Given a real-valued matrix $$ M = \begin{pmatrix} a & b \\ b & c \end{pmatrix} $$ with $a<0 <b$ and $a c < b^2$, how can I characterize the values $x = (x_1,x_2)$ that satisfy $x^\top M x > 0$?
The eigenvalues of $M$ are $$ \lambda_\pm = \frac{a+c}2 \pm \sqrt{\Big(\frac{a-c}{2}\Big)^2+b^2}. $$ The condition $ac<b^2$ implies $\lambda_- < 0 < \lambda_+,$ hence $M$ is not positive definite or negative definite.
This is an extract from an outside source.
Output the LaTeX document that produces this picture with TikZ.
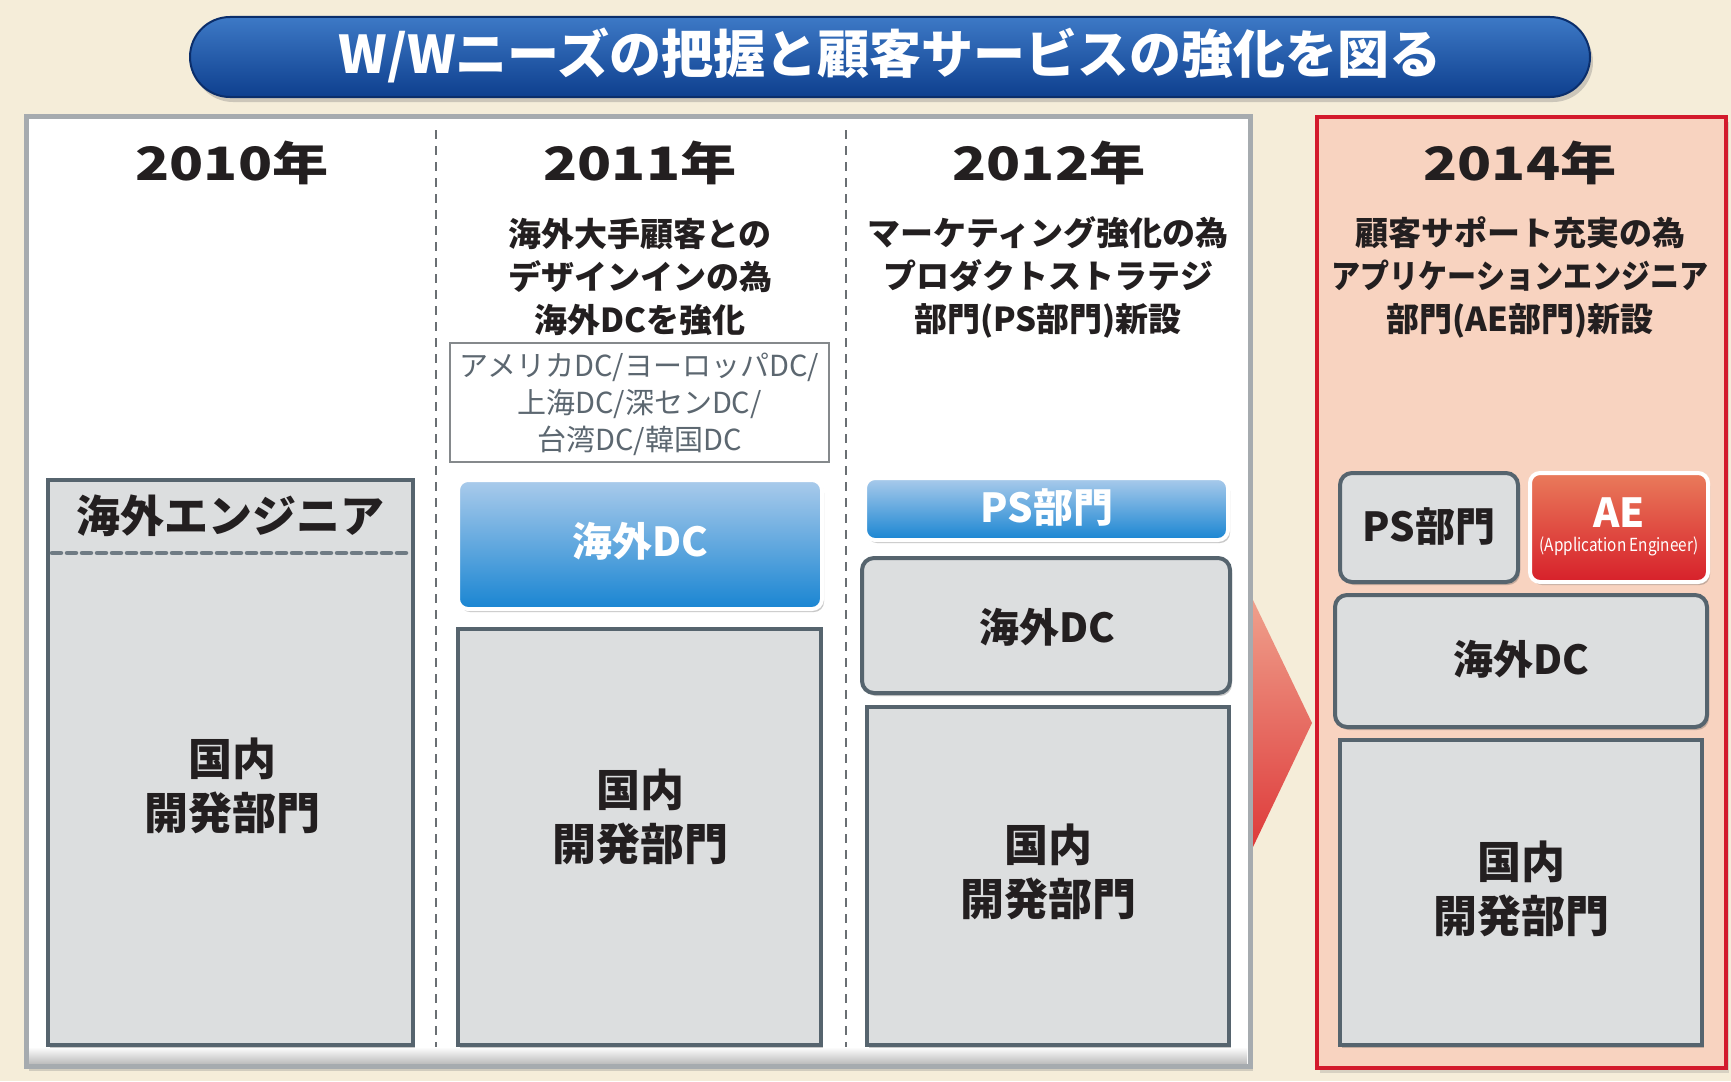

$M$ is simetric and so there exist $U$ such that $M=U^{t}\begin{pmatrix} \lambda_{+} & 0 \\ 0 & \lambda_{-} \end{pmatrix}U,\ UU^{t}=U^{t}U=I$. Since $x^{t}Mx=(Ux)^{t}\begin{pmatrix} \lambda_{+} & 0 \\ 0 & \lambda_{-} \end{pmatrix}(Ux)$ and $\lambda_- < 0 < \lambda_+,$, the $(x_{1},x_{2})$ shearched are precisly those such that $Ux=(\mu_1,\mu_2)^{t}$ satisfies $\lambda_{}\mu_{1}^{2}+\lambda_{-}\mu_{2}^{2}>0$. I left the details to you.